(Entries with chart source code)
-------------------------
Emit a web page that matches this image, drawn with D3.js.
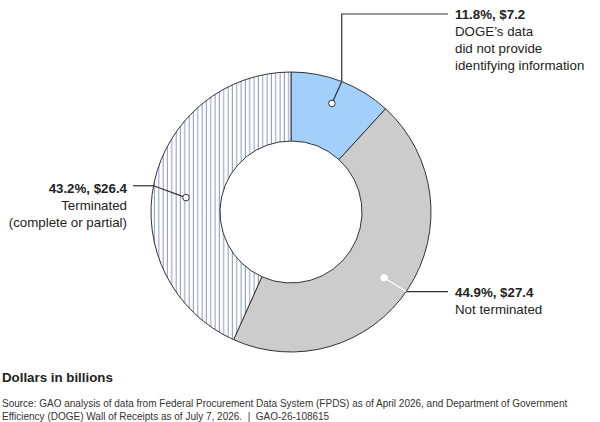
<!DOCTYPE html>
<html>
<head>
<meta charset="utf-8">
<script src="https://cdn.jsdelivr.net/npm/d3@7"></script>
<style>
  body { margin: 0; background: #fff; }
  svg text { font-family: "Liberation Sans", Arial, sans-serif; fill: #222; }
</style>
</head>
<body>
<div id="chart"></div>
<script>
// data (dollars in billions)
var categories = ["DOGE's data did not provide identifying information", "Not terminated", "Terminated (complete or partial)"];
var values = [7.2, 27.4, 26.4];
var percents = ["11.8%", "44.9%", "43.2%"];
var labelLines = [
    ["DOGE\u2019s data", "did not provide", "identifying information"],
    ["Not terminated"],
    ["Terminated", "(complete or partial)"]
];

var width = 600, height = 422;
var cx = 291, cy = 212, outerR = 140, innerR = 71;

// callout placement per slice: dot angle shift (deg), dot radius, elbow angle shift (deg)
var callout = [
    { dotShift: -0.6, dotR: 116, elbowShift: 0 },
    { dotShift: 1.9, dotR: 114, elbowShift: 1.3 },
    { dotShift: -4.3, dotR: 106, elbowShift: -1.3 }
];

var svg = d3.select("#chart").append("svg")
    .attr("width", width)
    .attr("height", height);

// hatch pattern for the terminated slice
var defs = svg.append("defs");
var pat = defs.append("pattern")
    .attr("id", "hatch")
    .attr("patternUnits", "userSpaceOnUse")
    .attr("width", 4.33)
    .attr("height", 10);
pat.append("rect").attr("width", 4.33).attr("height", 10).attr("fill", "#fff");
pat.append("line")
    .attr("x1", 2).attr("x2", 2).attr("y1", 0).attr("y2", 10)
    .attr("stroke", "#7f8eb6").attr("stroke-width", 0.9);

var fills = ["#a3d0fb", "#cccccc", "url(#hatch)"];

var pie = d3.pie().sort(null).value(function(d) { return d; });
var arcs = pie(values);

var arc = d3.arc().innerRadius(innerR).outerRadius(outerR);

var g = svg.append("g").attr("transform", "translate(" + cx + "," + cy + ")");

g.selectAll("path")
    .data(arcs)
    .enter().append("path")
    .attr("d", arc)
    .attr("fill", function(d, i) { return fills[i]; })
    .attr("stroke", "#333")
    .attr("stroke-width", 1);

function pt(a, r) {
    return [r * Math.sin(a), -r * Math.cos(a)];
}

var rad = Math.PI / 180;
var lineColor = "#333";

// leader lines and labels
arcs.forEach(function(d, i) {
    var mid = (d.startAngle + d.endAngle) / 2;
    var c = callout[i];
    var p0 = pt(mid + c.dotShift * rad, c.dotR),
        p1 = pt(mid + c.elbowShift * rad, outerR);
    var inside = (i == 1) ? "#fff" : lineColor;

    g.append("line")
        .attr("x1", p0[0]).attr("y1", p0[1])
        .attr("x2", p1[0]).attr("y2", p1[1])
        .attr("stroke", inside).attr("stroke-width", 1.2);

    var pts;
    var tx, ty, anchor;
    if (i == 0) {
        var topY = 14 - cy;
        pts = [p1, [p1[0], topY], [448 - cx, topY]];
        tx = 455 - cx; ty = topY; anchor = "start";
    } else if (i == 1) {
        pts = [p1, [448 - cx, p1[1]]];
        tx = 455 - cx; ty = p1[1]; anchor = "start";
    } else {
        pts = [p1, [133 - cx, p1[1]]];
        tx = 127 - cx; ty = p1[1] + 2; anchor = "end";
    }

    g.append("path")
        .attr("d", d3.line()(pts))
        .attr("fill", "none")
        .attr("stroke", lineColor)
        .attr("stroke-width", 1.2);

    g.append("circle")
        .attr("cx", p0[0]).attr("cy", p0[1]).attr("r", 3.3)
        .attr("fill", "#fff")
        .attr("stroke", i == 1 ? "#fff" : lineColor)
        .attr("stroke-width", 1);

    var t = g.append("text")
        .attr("x", tx).attr("y", ty + 5)
        .attr("text-anchor", anchor)
        .style("font-size", "13.3px");
    t.append("tspan")
        .attr("x", tx)
        .style("font-weight", "bold")
        .text(percents[i] + ", $" + values[i].toFixed(1));
    labelLines[i].forEach(function(line) {
        t.append("tspan")
            .attr("x", tx).attr("dy", 17)
            .text(line);
    });
});

svg.append("text")
    .attr("x", 2).attr("y", 382)
    .style("font-size", "13.3px")
    .style("font-weight", "bold")
    .text("Dollars in billions");

var source = [
    "Source: GAO analysis of data from Federal Procurement Data System (FPDS) as of April 2026, and Department of Government",
    "Efficiency (DOGE) Wall of Receipts as of July 7, 2026.  |  GAO-26-108615"
];
svg.selectAll(".src")
    .data(source)
    .enter().append("text")
    .attr("class", "src")
    .attr("x", 2)
    .attr("y", function(d, i) { return 407 + i * 12.5; })
    .style("font-size", "10px")
    .style("fill", "#333")
    .style("white-space", "pre")
    .text(function(d) { return d; });
</script>
</body>
</html>
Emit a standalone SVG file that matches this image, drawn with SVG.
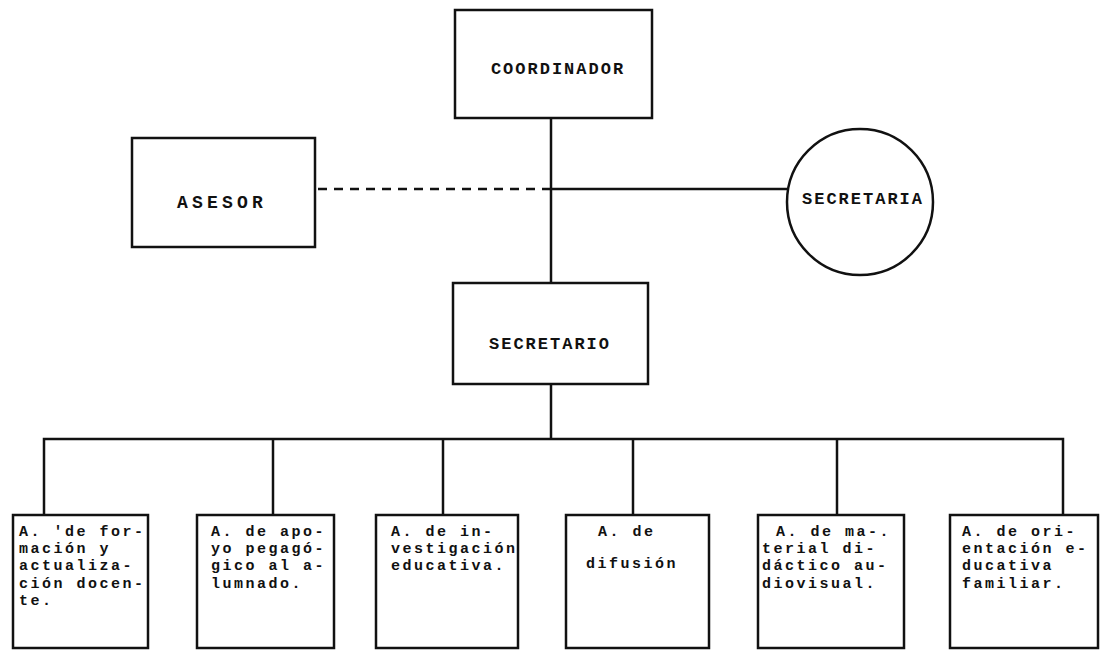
<svg xmlns="http://www.w3.org/2000/svg" width="1102" height="652" viewBox="0 0 1102 652">
<style>
.box{fill:#fff;stroke:#111;stroke-width:2.5}
.ln{stroke:#111;stroke-width:2.5;fill:none}
.dash{stroke:#111;stroke-width:2.5;fill:none;stroke-dasharray:9,7}
.h{font-family:"Liberation Mono","DejaVu Sans Mono",monospace;font-size:17px;font-weight:bold;letter-spacing:2px;fill:#111;text-anchor:middle}
.t{font-family:"Liberation Mono","DejaVu Sans Mono",monospace;font-size:15px;font-weight:bold;letter-spacing:2.5px;fill:#111}
</style>
<rect width="1102" height="652" fill="#fff"/>
<g id="connectors">
<line class="ln" x1="551" y1="118" x2="551" y2="283"/>
<line class="dash" x1="318" y1="189" x2="551" y2="189"/>
<line class="ln" x1="551" y1="189" x2="787" y2="189"/>
<line class="ln" x1="551" y1="384" x2="551" y2="439"/>
<polyline class="ln" points="44,515 44,439 1063,439 1063,515"/>
<line class="ln" x1="273" y1="439" x2="273" y2="515"/>
<line class="ln" x1="443" y1="439" x2="443" y2="515"/>
<line class="ln" x1="633" y1="439" x2="633" y2="515"/>
<line class="ln" x1="837" y1="439" x2="837" y2="515"/>
</g>
<g id="coordinador">
<rect class="box" x="455" y="10" width="197" height="108"/>
<text class="h" x="558" y="74">COORDINADOR</text>
</g>
<g id="asesor">
<rect class="box" x="132" y="138" width="183" height="109"/>
<text class="h" x="222" y="208" style="letter-spacing:4.2px;font-size:18px">ASESOR</text>
</g>
<g id="secretaria">
<circle class="box" cx="860" cy="202" r="73"/>
<text class="h" x="863" y="204">SECRETARIA</text>
</g>
<g id="secretario">
<rect class="box" x="453" y="283" width="195" height="101"/>
<text class="h" x="550" y="349">SECRETARIO</text>
</g>
<g id="area1">
<rect class="box" x="13" y="515" width="135" height="133"/>
<text class="t" x="19" y="536"><tspan x="19">A. 'de for-</tspan><tspan x="19" dy="17.2">mación y</tspan><tspan x="19" dy="17.2">actualiza-</tspan><tspan x="19" dy="17.2">ción docen-</tspan><tspan x="19" dy="17.2">te.</tspan></text>
</g>
<g id="area2">
<rect class="box" x="197" y="515" width="137" height="133"/>
<text class="t" x="211" y="536"><tspan x="211">A. de apo-</tspan><tspan x="211" dy="17.2">yo pegagó-</tspan><tspan x="211" dy="17.2">gico al a-</tspan><tspan x="211" dy="17.2">lumnado.</tspan></text>
</g>
<g id="area3">
<rect class="box" x="376" y="515" width="142" height="133"/>
<text class="t" x="391" y="536"><tspan x="391">A. de in-</tspan><tspan x="391" dy="17.2">vestigación</tspan><tspan x="391" dy="17.2">educativa.</tspan></text>
</g>
<g id="area4">
<rect class="box" x="566" y="515" width="143" height="133"/>
<text class="t" x="598" y="536"><tspan x="598">A. de</tspan><tspan x="586" dy="32">difusión</tspan></text>
</g>
<g id="area5">
<rect class="box" x="758" y="515" width="146" height="133"/>
<text class="t" x="762" y="536"><tspan x="776">A. de ma-.</tspan><tspan x="762" dy="17.2">terial di-</tspan><tspan x="762" dy="17.2">dáctico au-</tspan><tspan x="762" dy="17.2">diovisual.</tspan></text>
</g>
<g id="area6">
<rect class="box" x="950" y="515" width="148" height="133"/>
<text class="t" x="962" y="536"><tspan x="962">A. de ori-</tspan><tspan x="962" dy="17.2">entación e-</tspan><tspan x="962" dy="17.2">ducativa</tspan><tspan x="962" dy="17.2">familiar.</tspan></text>
</g>
</svg>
-------------------------
§ Problem details:
Identify each line in the records above containing the word "drawn"; copy those lines.

§ Exercise output:
Emit a web page that matches this image, drawn with D3.js.
Emit a standalone SVG file that matches this image, drawn with SVG.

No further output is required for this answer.